Data records »
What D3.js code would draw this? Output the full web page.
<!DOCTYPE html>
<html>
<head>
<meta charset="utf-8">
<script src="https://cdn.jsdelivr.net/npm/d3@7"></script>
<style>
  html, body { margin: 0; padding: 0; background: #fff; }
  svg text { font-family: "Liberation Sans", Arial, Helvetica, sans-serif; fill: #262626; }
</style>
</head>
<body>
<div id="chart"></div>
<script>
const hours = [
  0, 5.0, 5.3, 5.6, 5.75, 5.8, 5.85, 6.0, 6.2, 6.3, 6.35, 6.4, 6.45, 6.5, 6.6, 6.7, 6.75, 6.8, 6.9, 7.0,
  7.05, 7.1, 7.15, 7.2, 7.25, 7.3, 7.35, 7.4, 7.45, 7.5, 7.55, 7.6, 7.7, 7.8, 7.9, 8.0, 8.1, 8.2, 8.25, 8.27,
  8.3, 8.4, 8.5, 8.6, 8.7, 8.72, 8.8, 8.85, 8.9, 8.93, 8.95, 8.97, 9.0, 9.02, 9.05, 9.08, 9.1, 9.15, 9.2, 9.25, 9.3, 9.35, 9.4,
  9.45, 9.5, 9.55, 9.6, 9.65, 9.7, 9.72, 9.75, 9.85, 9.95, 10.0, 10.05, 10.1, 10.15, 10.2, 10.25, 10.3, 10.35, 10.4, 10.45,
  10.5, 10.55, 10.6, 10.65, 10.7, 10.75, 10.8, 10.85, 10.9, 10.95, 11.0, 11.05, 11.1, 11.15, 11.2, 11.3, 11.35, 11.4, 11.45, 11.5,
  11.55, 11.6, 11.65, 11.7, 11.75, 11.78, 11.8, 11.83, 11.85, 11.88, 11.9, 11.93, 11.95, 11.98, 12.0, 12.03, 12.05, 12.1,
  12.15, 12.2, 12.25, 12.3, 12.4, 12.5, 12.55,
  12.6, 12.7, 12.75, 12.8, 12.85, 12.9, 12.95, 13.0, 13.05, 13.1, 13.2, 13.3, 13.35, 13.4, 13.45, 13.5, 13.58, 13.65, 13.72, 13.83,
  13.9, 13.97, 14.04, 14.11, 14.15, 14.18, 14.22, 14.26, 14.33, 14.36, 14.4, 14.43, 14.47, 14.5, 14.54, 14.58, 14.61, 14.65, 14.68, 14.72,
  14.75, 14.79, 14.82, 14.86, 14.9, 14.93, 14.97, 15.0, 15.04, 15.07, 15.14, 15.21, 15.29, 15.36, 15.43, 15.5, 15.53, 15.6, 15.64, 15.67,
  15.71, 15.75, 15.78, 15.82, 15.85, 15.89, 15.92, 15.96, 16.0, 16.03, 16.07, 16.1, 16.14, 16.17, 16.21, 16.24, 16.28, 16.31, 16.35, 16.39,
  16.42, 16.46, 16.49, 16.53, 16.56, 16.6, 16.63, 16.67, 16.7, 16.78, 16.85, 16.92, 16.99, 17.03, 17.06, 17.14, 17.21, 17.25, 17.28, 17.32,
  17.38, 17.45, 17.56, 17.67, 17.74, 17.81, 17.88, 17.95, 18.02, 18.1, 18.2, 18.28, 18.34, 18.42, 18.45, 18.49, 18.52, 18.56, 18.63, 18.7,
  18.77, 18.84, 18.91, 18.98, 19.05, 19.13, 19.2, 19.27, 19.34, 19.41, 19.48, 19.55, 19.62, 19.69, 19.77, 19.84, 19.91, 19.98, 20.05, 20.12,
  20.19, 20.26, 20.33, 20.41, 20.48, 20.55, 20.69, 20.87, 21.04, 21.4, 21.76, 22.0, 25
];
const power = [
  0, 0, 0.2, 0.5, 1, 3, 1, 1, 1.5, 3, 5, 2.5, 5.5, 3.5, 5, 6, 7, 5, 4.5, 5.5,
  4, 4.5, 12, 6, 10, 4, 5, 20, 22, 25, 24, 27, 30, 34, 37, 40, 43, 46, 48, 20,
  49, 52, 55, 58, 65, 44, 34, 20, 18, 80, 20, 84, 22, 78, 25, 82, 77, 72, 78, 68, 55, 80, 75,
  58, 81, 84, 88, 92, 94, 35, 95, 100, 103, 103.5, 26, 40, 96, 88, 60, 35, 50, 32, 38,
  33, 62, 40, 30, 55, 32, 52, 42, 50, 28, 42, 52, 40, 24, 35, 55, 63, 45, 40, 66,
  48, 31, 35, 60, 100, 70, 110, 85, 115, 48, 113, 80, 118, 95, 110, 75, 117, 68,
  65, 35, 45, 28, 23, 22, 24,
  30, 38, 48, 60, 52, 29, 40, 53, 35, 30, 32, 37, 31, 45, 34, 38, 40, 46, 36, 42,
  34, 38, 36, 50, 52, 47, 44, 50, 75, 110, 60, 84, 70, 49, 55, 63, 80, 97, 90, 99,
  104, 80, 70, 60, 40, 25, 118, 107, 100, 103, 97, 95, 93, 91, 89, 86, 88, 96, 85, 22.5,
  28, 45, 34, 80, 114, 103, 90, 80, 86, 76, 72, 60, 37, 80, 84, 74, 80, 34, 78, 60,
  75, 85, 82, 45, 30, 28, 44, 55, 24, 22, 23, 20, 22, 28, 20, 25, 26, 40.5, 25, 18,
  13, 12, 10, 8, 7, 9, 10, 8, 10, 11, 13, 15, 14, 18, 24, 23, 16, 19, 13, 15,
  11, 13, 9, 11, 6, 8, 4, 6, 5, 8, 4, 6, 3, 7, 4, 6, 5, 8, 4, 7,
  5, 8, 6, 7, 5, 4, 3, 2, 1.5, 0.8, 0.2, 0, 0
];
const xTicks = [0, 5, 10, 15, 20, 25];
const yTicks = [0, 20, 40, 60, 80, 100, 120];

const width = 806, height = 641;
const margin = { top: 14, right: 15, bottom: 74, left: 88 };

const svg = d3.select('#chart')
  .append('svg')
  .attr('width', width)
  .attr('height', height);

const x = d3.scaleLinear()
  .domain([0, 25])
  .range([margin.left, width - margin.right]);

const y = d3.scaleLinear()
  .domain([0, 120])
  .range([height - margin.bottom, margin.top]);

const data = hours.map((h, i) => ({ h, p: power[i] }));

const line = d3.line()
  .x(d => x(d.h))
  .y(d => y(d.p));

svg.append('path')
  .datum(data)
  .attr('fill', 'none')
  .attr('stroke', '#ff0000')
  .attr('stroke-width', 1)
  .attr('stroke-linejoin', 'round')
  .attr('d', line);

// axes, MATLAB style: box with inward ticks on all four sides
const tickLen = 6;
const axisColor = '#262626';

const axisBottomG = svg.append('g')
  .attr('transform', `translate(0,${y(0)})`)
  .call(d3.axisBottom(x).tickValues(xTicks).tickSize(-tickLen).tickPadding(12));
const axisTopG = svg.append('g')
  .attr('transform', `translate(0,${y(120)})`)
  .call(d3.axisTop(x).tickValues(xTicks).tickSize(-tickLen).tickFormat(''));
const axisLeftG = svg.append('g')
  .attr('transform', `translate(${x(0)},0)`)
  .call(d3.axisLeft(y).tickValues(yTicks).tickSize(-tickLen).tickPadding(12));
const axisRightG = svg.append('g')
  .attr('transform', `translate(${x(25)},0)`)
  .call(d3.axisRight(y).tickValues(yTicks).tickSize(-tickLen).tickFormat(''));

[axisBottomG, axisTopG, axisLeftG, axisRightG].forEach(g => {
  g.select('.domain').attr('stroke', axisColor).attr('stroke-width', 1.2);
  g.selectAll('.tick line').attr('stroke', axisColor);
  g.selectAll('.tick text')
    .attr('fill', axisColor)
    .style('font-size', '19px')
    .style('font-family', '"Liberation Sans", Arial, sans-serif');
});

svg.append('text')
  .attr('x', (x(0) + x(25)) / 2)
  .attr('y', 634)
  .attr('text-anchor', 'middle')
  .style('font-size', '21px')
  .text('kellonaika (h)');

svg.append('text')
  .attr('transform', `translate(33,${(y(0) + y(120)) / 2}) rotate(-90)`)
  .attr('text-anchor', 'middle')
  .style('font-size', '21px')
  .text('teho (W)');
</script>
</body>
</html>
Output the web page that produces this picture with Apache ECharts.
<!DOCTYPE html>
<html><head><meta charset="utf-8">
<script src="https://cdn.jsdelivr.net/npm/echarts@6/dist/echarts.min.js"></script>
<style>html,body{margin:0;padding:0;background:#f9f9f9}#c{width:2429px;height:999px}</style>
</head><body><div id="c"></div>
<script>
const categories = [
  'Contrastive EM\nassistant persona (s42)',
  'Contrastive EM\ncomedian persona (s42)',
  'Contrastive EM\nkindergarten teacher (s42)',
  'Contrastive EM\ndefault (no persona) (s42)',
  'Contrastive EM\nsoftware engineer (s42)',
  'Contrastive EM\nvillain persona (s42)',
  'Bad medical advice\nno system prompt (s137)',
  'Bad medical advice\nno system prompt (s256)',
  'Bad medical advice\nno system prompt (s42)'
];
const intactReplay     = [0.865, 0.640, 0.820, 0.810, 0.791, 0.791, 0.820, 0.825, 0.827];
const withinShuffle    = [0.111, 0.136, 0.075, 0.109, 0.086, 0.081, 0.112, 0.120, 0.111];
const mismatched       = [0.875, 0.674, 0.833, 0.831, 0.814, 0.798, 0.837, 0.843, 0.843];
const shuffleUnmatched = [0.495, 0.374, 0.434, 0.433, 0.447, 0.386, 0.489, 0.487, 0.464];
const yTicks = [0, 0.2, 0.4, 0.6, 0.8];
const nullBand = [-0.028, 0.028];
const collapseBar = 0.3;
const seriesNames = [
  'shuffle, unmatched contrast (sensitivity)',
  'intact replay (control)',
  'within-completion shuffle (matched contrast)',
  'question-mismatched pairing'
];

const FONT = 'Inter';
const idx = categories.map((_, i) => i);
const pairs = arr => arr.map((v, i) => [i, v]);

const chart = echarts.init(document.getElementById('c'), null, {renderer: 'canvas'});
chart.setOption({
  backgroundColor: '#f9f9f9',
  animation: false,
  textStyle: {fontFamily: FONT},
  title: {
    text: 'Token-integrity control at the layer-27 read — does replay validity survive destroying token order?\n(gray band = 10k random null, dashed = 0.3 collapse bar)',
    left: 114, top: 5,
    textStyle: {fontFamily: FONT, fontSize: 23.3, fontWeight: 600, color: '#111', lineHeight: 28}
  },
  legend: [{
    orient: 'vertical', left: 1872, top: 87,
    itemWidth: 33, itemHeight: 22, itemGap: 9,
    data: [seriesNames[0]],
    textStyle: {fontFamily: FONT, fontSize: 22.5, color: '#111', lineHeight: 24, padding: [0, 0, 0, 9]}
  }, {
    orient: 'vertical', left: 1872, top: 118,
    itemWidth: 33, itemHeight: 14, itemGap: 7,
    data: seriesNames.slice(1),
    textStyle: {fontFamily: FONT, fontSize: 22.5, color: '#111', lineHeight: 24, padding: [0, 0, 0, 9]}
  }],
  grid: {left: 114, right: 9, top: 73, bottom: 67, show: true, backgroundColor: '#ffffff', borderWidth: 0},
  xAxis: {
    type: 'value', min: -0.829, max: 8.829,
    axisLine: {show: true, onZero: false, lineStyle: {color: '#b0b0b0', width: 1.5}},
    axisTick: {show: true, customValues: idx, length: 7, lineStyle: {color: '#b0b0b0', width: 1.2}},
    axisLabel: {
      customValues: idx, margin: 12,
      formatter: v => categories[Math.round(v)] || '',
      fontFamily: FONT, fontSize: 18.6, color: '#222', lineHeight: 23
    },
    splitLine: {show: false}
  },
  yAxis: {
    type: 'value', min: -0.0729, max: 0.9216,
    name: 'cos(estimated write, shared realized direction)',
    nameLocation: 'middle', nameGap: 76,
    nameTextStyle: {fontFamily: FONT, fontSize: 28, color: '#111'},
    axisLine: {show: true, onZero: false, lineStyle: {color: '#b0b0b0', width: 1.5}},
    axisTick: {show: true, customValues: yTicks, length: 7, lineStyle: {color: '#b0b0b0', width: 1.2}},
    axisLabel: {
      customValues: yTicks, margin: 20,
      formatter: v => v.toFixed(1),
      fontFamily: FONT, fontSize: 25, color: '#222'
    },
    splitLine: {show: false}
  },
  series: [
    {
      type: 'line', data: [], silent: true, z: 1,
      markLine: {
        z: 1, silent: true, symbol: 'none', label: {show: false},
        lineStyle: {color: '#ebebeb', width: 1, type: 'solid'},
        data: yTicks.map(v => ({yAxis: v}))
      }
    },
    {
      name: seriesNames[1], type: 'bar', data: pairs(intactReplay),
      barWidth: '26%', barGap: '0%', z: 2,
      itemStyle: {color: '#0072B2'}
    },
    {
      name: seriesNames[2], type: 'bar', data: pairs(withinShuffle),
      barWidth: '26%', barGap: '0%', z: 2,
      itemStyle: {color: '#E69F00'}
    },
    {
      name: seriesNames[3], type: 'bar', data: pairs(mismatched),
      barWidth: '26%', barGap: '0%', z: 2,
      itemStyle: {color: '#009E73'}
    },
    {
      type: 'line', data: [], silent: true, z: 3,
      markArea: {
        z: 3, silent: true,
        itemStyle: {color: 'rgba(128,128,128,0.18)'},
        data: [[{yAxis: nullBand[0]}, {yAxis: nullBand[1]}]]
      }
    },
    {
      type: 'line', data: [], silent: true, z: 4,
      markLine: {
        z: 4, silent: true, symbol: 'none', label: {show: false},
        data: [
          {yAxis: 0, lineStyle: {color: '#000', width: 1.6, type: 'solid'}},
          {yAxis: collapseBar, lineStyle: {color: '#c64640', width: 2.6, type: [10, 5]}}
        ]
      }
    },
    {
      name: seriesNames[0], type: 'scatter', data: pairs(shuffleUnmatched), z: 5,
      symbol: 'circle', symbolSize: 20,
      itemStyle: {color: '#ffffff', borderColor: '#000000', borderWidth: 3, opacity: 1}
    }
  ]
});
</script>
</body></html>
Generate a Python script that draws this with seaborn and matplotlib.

To do » Output the lines of the records above exactly as they appear, from the line containing "Output the web" through the line containing "const pairs = arr".

Reply »
Output the web page that produces this picture with Apache ECharts.
<!DOCTYPE html>
<html><head><meta charset="utf-8">
<script src="https://cdn.jsdelivr.net/npm/echarts@6/dist/echarts.min.js"></script>
<style>html,body{margin:0;padding:0;background:#f9f9f9}#c{width:2429px;height:999px}</style>
</head><body><div id="c"></div>
<script>
const categories = [
  'Contrastive EM\nassistant persona (s42)',
  'Contrastive EM\ncomedian persona (s42)',
  'Contrastive EM\nkindergarten teacher (s42)',
  'Contrastive EM\ndefault (no persona) (s42)',
  'Contrastive EM\nsoftware engineer (s42)',
  'Contrastive EM\nvillain persona (s42)',
  'Bad medical advice\nno system prompt (s137)',
  'Bad medical advice\nno system prompt (s256)',
  'Bad medical advice\nno system prompt (s42)'
];
const intactReplay     = [0.865, 0.640, 0.820, 0.810, 0.791, 0.791, 0.820, 0.825, 0.827];
const withinShuffle    = [0.111, 0.136, 0.075, 0.109, 0.086, 0.081, 0.112, 0.120, 0.111];
const mismatched       = [0.875, 0.674, 0.833, 0.831, 0.814, 0.798, 0.837, 0.843, 0.843];
const shuffleUnmatched = [0.495, 0.374, 0.434, 0.433, 0.447, 0.386, 0.489, 0.487, 0.464];
const yTicks = [0, 0.2, 0.4, 0.6, 0.8];
const nullBand = [-0.028, 0.028];
const collapseBar = 0.3;
const seriesNames = [
  'shuffle, unmatched contrast (sensitivity)',
  'intact replay (control)',
  'within-completion shuffle (matched contrast)',
  'question-mismatched pairing'
];

const FONT = 'Inter';
const idx = categories.map((_, i) => i);
const pairs = arr => arr.map((v, i) => [i, v]);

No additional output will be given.